View 559dustdesigns's profile


633 posts in 3190 days

#9 posted 04-26-2010 07:28 PM

I like how you have two roll up doors on hot days the breeze can blow though.
This could be a great work space.

-- Aaron - central California "If you haven't got the time to do it right, when will you find the time to do it over?"

View Woodstock's profile


253 posts in 3310 days

#10 posted 04-26-2010 11:18 PM

I’ve been doing the same thing here except my shop is only 10.5×18 feet. I put in a 2×4 frame & 3/4” ply floor to get off the cracked concrete floor which helps with the cold & old joints in my legs. My biggest problem is there are too many tools to fit in such small place with no real place I can expand into. (I have to go outside to change my mind….)

You should have a ton of fun building up your shop. Keep us posted on the progress.

-- I'm not old.
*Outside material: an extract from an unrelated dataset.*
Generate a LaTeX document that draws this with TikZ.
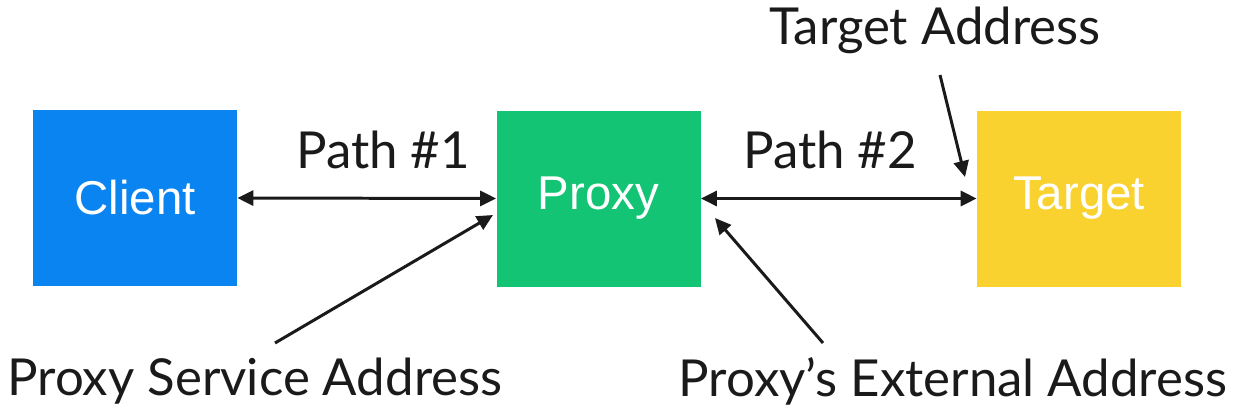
\documentclass[tikz,border=0pt]{standalone}
\usepackage{fontspec}
\setmainfont{Lato}
\newfontfamily\boxfont{Liberation Sans}
\usetikzlibrary{arrows.meta,positioning}
\definecolor{clientblue}{HTML}{0A84F0}
\definecolor{proxygreen}{HTML}{12C474}
\definecolor{targetyellow}{HTML}{F9D22F}
\definecolor{inkgray}{HTML}{1A1A1A}

\tikzset{
  hostbox/.style={minimum width=4.08cm,minimum height=3.52cm,inner sep=0pt,
                  text=white,font=\boxfont\fontsize{27}{32}\selectfont},
  lbl/.style={text=inkgray,inner sep=0pt,font=\fontsize{29}{35}\selectfont},
  link/.style={draw=inkgray,line width=1.7pt,{Triangle[length=0.32cm,width=0.3cm]}-{Triangle[length=0.32cm,width=0.3cm]}},
  pointer/.style={draw=inkgray,line width=1.7pt,-{Triangle[length=0.32cm,width=0.3cm]}}
}

\begin{document}
\begin{tikzpicture}
  \useasboundingbox (0,0) rectangle (24.66,8.22);

  % the three hosts
  \node[hostbox,fill=clientblue] (client) at (2.70,4.26) {Client};
  \node[hostbox,fill=proxygreen] (proxy) at (11.97,4.25) {Proxy};
  \node[hostbox,fill=targetyellow] (target) at (21.58,4.25) {Target};

  % paths between them
  \draw[link] (client.east) -- (proxy.west);
  \draw[link] (proxy.east) -- (target.west);
  \node[lbl] (path1) at (7.66,5.22) {Path \#1};
  \node[lbl] (path2) at (16.60,5.22) {Path \#2};

  % addresses
  \node[lbl] (tgtaddr) at (18.70,7.62) {Target Address};
  \node[lbl] (svcaddr) at (5.10,0.60) {Proxy Service Address};
  \node[lbl] (extaddr) at (19.06,0.60) {Proxy’s External Address};

  \coordinate (tgtfrom) at (18.80,6.72);
  \coordinate (tgtto) at (19.30,4.68);
  \coordinate (svcfrom) at (5.50,1.36);
  \coordinate (svcto) at (9.86,3.92);
  \coordinate (extfrom) at (16.46,1.36);
  \coordinate (extto) at (14.30,3.86);

  \draw[pointer] (tgtfrom) -- (tgtto);
  \draw[pointer] (svcfrom) -- (svcto);
  \draw[pointer] (extfrom) -- (extto);
\end{tikzpicture}
\end{document}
Just "well seasoned".

View Michael J's profile

Michael J

103 posts in 3230 days

#11 posted 05-12-2010 08:52 PM

I insulated my garage this past winter in hopes of getting heat out to my detached garage. It was a pain doing the rafters (wanted to use ceiling for storage), but finally got it done just in time for spring. The last step was to install the heater which I did a lot of research on before making my purchase. If you have a gas line and want the most efficient heater, I would strongly recommend an infared heater. I chose a SunStar infared radiant heater which worked out great. The benefits to infrared is that it eats everything in your garage including the slab and that in turn gives off heat, rather than having hot air sit up in the ceiling. It’s also helps minimize heat escape when you open the garage door. While it’s more expensive than your typical forced air heater, the cost savings should almost pay for that difference in the first year.